Two widely used techniques for this purpose are Principal Component Analysis (PCA) and t-Distributed Stochastic Neighbor Embedding (t-SNE). PCA is a linear method that preserves global variance, while t-SNE is non-linear and better at revealing local clusters by modeling pairwise similarities.
Below is a Python implementation using scikit-learn and plotly to generate interactive 3D visualizations:
import os
import numpy as np
from sklearn.decomposition import PCA
from sklearn.manifold import TSNE
import plotly.graph_objects as go
def plot_embeddings_3d(embeddings, output_file, group_ids=None):
"""
Project high-dimensional embeddings into 3D using PCA and t-SNE.
Args:
embeddings: numpy array of shape (n_samples, n_features)
output_file: base path for saving HTML plots
group_ids: optional labels for coloring points
"""
base_name = os.path.splitext(output_file)[0]
# PCA projection
print("Running PCA...")
reducer_pca = PCA(n_components=3)
proj_pca = reducer_pca.fit_transform(embeddings)
# t-SNE projection
print("Running t-SNE...")
reducer_tsne = TSNE(n_components=3, perplexity=30, learning_rate=200, random_state=42)

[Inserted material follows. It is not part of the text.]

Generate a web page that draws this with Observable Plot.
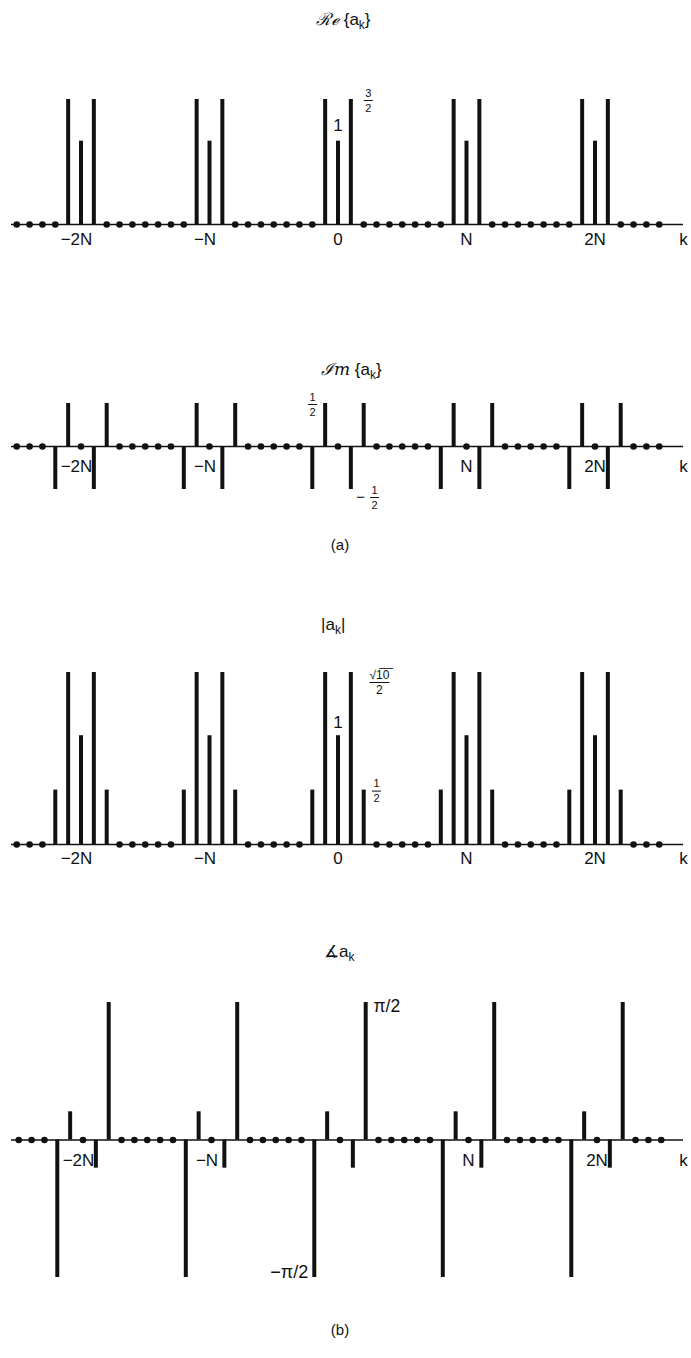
<!DOCTYPE html>
<html><head><meta charset="utf-8">
<script src="https://cdn.jsdelivr.net/npm/d3@7"></script>
<script src="https://cdn.jsdelivr.net/npm/@observablehq/plot@0.6"></script>
<style>
body{margin:0;background:#fff}
#fig{position:relative;width:691px;height:1358px;font-family:"Liberation Sans",Arial,sans-serif;color:#111;background:#fff;overflow:hidden}
.t{position:absolute;font-size:17px;line-height:20px;white-space:nowrap}
.sub{font-size:12px;position:relative;top:4px}
.scr{font-family:"DejaVu Serif",serif;font-style:italic}
.p{position:absolute;left:0}
.cap{position:absolute;font-size:15px;line-height:18px;width:60px;text-align:center}
</style></head><body><div id="fig"></div>
<script>
// index k of the Fourier series coefficients
const k = [-25,-24,-23,-22,-21,-20,-19,-18,-17,-16,
           -15,-14,-13,-12,-11,-10,-9,-8,-7,-6,
           -5,-4,-3,-2,-1,0,1,2,3,4,
           5,6,7,8,9,10,11,12,13,14,
           15,16,17,18,19,20,21,22,23,24,
           25];
// Re{a_k}
const reA = [0,0,0,0,1.5,1,1.5,0,0,0,
             0,0,0,0,1.5,1,1.5,0,0,0,
             0,0,0,0,1.5,1,1.5,0,0,0,
             0,0,0,0,1.5,1,1.5,0,0,0,
             0,0,0,0,1.5,1,1.5,0,0,0,
             0];
// Im{a_k}
const imA = [0,0,0,-0.5,0.5,0,-0.5,0.5,0,0,
             0,0,0,-0.5,0.5,0,-0.5,0.5,0,0,
             0,0,0,-0.5,0.5,0,-0.5,0.5,0,0,
             0,0,0,-0.5,0.5,0,-0.5,0.5,0,0,
             0,0,0,-0.5,0.5,0,-0.5,0.5,0,0,
             0];
// |a_k|
const magA = [0,0,0,0.5,1.581,1,1.581,0.5,0,0,
              0,0,0,0.5,1.581,1,1.581,0.5,0,0,
              0,0,0,0.5,1.581,1,1.581,0.5,0,0,
              0,0,0,0.5,1.581,1,1.581,0.5,0,0,
              0,0,0,0.5,1.581,1,1.581,0.5,0,0,
              0];
// angle a_k (radians)
const phA = [0,0,0,-1.571,0.322,0,-0.322,1.571,0,0,
             0,0,0,-1.571,0.322,0,-0.322,1.571,0,0,
             0,0,0,-1.571,0.322,0,-0.322,1.571,0,0,
             0,0,0,-1.571,0.322,0,-0.322,1.571,0,0,
             0,0,0,-1.571,0.322,0,-0.322,1.571,0,0,
             0];
// tick labels on the k axis (the Im and phase panels omit "0")
const tickK = [-20,-10,0,10,20];
const tickLabels = ["\u22122N","\u2212N","0","N","2N"];
const tickK2 = [-20,-10,10,20];
const tickLabels2 = ["\u22122N","\u2212N","N","2N"];

const INK = "#111";
const mkTicks = (ks, ls) => ks.map((kk,i)=>({k:kk, label:ls[i]}));
const table = vals => k.map((kk,i)=>({k:kk, v:vals[i]}));

// horizontal-line symbol used as a fraction bar
const hline = {draw(ctx, size){ const w = Math.sqrt(size/Math.PI); ctx.moveTo(-w,0); ctx.lineTo(w,0); }};

function baseMarks(rows, ticks, tickDy){
  return [
    Plot.ruleY([0], {stroke:INK, strokeWidth:1.3}),
    Plot.ruleX(rows.filter(d=>d.v!==0), {x:"k", y1:0, y2:"v", stroke:INK, strokeWidth:4}),
    Plot.dot(rows.filter(d=>d.v===0), {x:"k", y:"v", r:3.3, fill:INK}),
    Plot.text(ticks.filter(d=>d.k<0), {x:"k", y:0, text:"label", dx:-4.5, dy:tickDy, fontSize:17, fill:INK}),
    Plot.text(ticks.filter(d=>d.k>=0), {x:"k", y:0, text:"label", dy:tickDy, fontSize:17, fill:INK}),
    Plot.text([{label:"k", v:0}], {y:"v", text:"label", frameAnchor:"right", textAnchor:"middle", dy:tickDy, fontSize:17, fill:INK})
  ];
}
function frac(d, {dx=0, dy=0, size=11, half=4.5}){
  return [
    Plot.text([d], {x:"k", y:"v", text:"num", dx, dy:dy-7.5, fontSize:size, fill:INK}),
    Plot.dot([d], {x:"k", y:"v", dx, dy, r:half, symbol:hline, stroke:INK, strokeWidth:1, fill:"none"}),
    Plot.text([d], {x:"k", y:"v", text:"den", dx, dy:dy+7.5, fontSize:size, fill:INK})
  ];
}
function panel({top, height, rows, ticks, yDomain, yRange, xc, tickDy, extra}){
  const svg = Plot.plot({
    width:691, height, marginLeft:11, marginRight:8, marginTop:0, marginBottom:0,
    x:{domain:[-25,25], range:[xc-321.25, xc+321.25], axis:null},
    y:{domain:yDomain, range:yRange, axis:null},
    r:{type:"identity"},
    style:{fontFamily:"'Liberation Sans', Arial, sans-serif", background:"transparent", overflow:"visible"},
    marks:[...baseMarks(rows, ticks, tickDy), ...extra]
  });
  svg.classList.add("p");
  svg.style.top = top + "px";
  return svg;
}

// annotations (anchor = coefficient index and value)
const reOne = {k:0, v:1, text:"1"};
const reFrac = {k:1, v:1.5, num:"3", den:"2"};
const imFracUp = {k:-1, v:0.5, num:"1", den:"2"};
const imFracDn = {k:1, v:-0.5, num:"1", den:"2", sign:"\u2212"};
const magOne = {k:0, v:1, text:"1"};
const magFracTop = {k:1, v:1.581, num:"\u221A1\u03050\u0305", den:"2"};
const magFracHalf = {k:2, v:0.5, num:"1", den:"2"};
const phUp = {k:2, v:1.571, text:"\u03C0/2"};
const phDn = {k:-2, v:-1.571, text:"\u2212\u03C0/2"};

const fig = document.getElementById("fig");
const ticksA = mkTicks(tickK, tickLabels);
const ticksB = mkTicks(tickK2, tickLabels2);

fig.appendChild(panel({top:40, height:230, rows:table(reA), ticks:ticksA, yDomain:[0,1.5], yRange:[184,59], xc:337.5, tickDy:15,
  extra:[
    Plot.text([reOne], {x:"k", y:"v", text:"text", dy:-16, fontSize:17, fill:INK}),
    ...frac(reFrac, {dx:17.5, dy:1, size:11, half:4.5})
  ]}));

fig.appendChild(panel({top:385, height:150, rows:table(imA), ticks:ticksB, yDomain:[-0.5,0.5], yRange:[104,18], xc:337.5, tickDy:20,
  extra:[
    ...frac(imFracUp, {dx:-12.6, dy:1, size:11, half:4.5}),
    Plot.text([imFracDn], {x:"k", y:"v", text:"sign", dx:9.7, dy:8, fontSize:15, fill:INK}),
    ...frac(imFracDn, {dx:23.6, dy:8, size:11, half:4.5})
  ]}));

fig.appendChild(panel({top:650, height:230, rows:table(magA), ticks:ticksA, yDomain:[0,1.581], yRange:[194,22], xc:337.5, tickDy:14,
  extra:[
    Plot.text([magOne], {x:"k", y:"v", text:"text", dy:-13, fontSize:17, fill:INK}),
    ...frac(magFracTop, {dx:28.6, dy:10, size:12, half:10}),
    ...frac(magFracHalf, {dx:12.8, dy:1, size:11, half:4.5})
  ]}));

fig.appendChild(panel({top:980, height:320, rows:table(phA), ticks:ticksB, yDomain:[-1.571,1.571], yRange:[297,22], xc:339.5, tickDy:21,
  extra:[
    Plot.text([phUp], {x:"k", y:"v", text:"text", textAnchor:"start", dx:7.8, dy:4, fontSize:17.5, fill:INK}),
    Plot.text([phDn], {x:"k", y:"v", text:"text", textAnchor:"end", dx:-6, dy:-5, fontSize:18, fill:INK})
  ]}));

// titles and captions
function addHTML(cls, left, top, html){
  const d = document.createElement("div");
  d.className = cls; d.style.left = left + "px"; d.style.top = top + "px"; d.innerHTML = html;
  fig.appendChild(d);
}
addHTML("t", 316, 9, "<span class='scr'>\u211B\u212F</span> {a<span class='sub'>k</span>}");
addHTML("t", 321, 359, "<span class='scr'>\u2110m</span> {a<span class='sub'>k</span>}");
addHTML("t", 321, 615, "|a<span class='sub'>k</span>|");
addHTML("t", 324, 942, "\u2221a<span class='sub'>k</span>");
addHTML("cap", 310, 536, "(a)");
addHTML("cap", 310, 1321, "(b)");
</script></body></html>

proj_tsne = reducer_tsne.fit_transform(embeddings)
# Plot PCA
fig1 = go.Figure(data=go.Scatter3d(
x=proj_pca[:, 0],
y=proj_pca[:, 1],
z=proj_pca[:, 2],
mode='markers',
marker=dict(size=4, color=group_ids, opacity=0.7)
))
fig1.update_layout(title="PCA Projection", scene=dict(
xaxis_title="PC1",
yaxis_title="PC2",
zaxis_title="PC3"
))
fig1.write_html(f"{base_name}_pca.html")
# Plot t-SNE
fig2 = go.Figure(data=go.Scatter3d(
x=proj_tsne[:, 0],
y=proj_tsne[:, 1],
z=proj_tsne[:, 2],
mode='markers',
marker=dict(size=4, color=group_ids, opacity=0.7)
))
fig2.update_layout(title="t-SNE Projection", scene=dict(
xaxis_title="Dim 1",
yaxis_title="Dim 2",
zaxis_title="Dim 3"
))
fig2.write_html(f"{base_name}_tsne.html")
This function accepts an (N, 256) embedding matrix and optionally a list of class or cluster labels. It outputs two interactive HTML files—one for each projection—allowing rotation and zoom to explore spatial relationhsips. Note that t-SNE results may vary between runs due to its stochastic nature; setting random_state ensures reproducibility.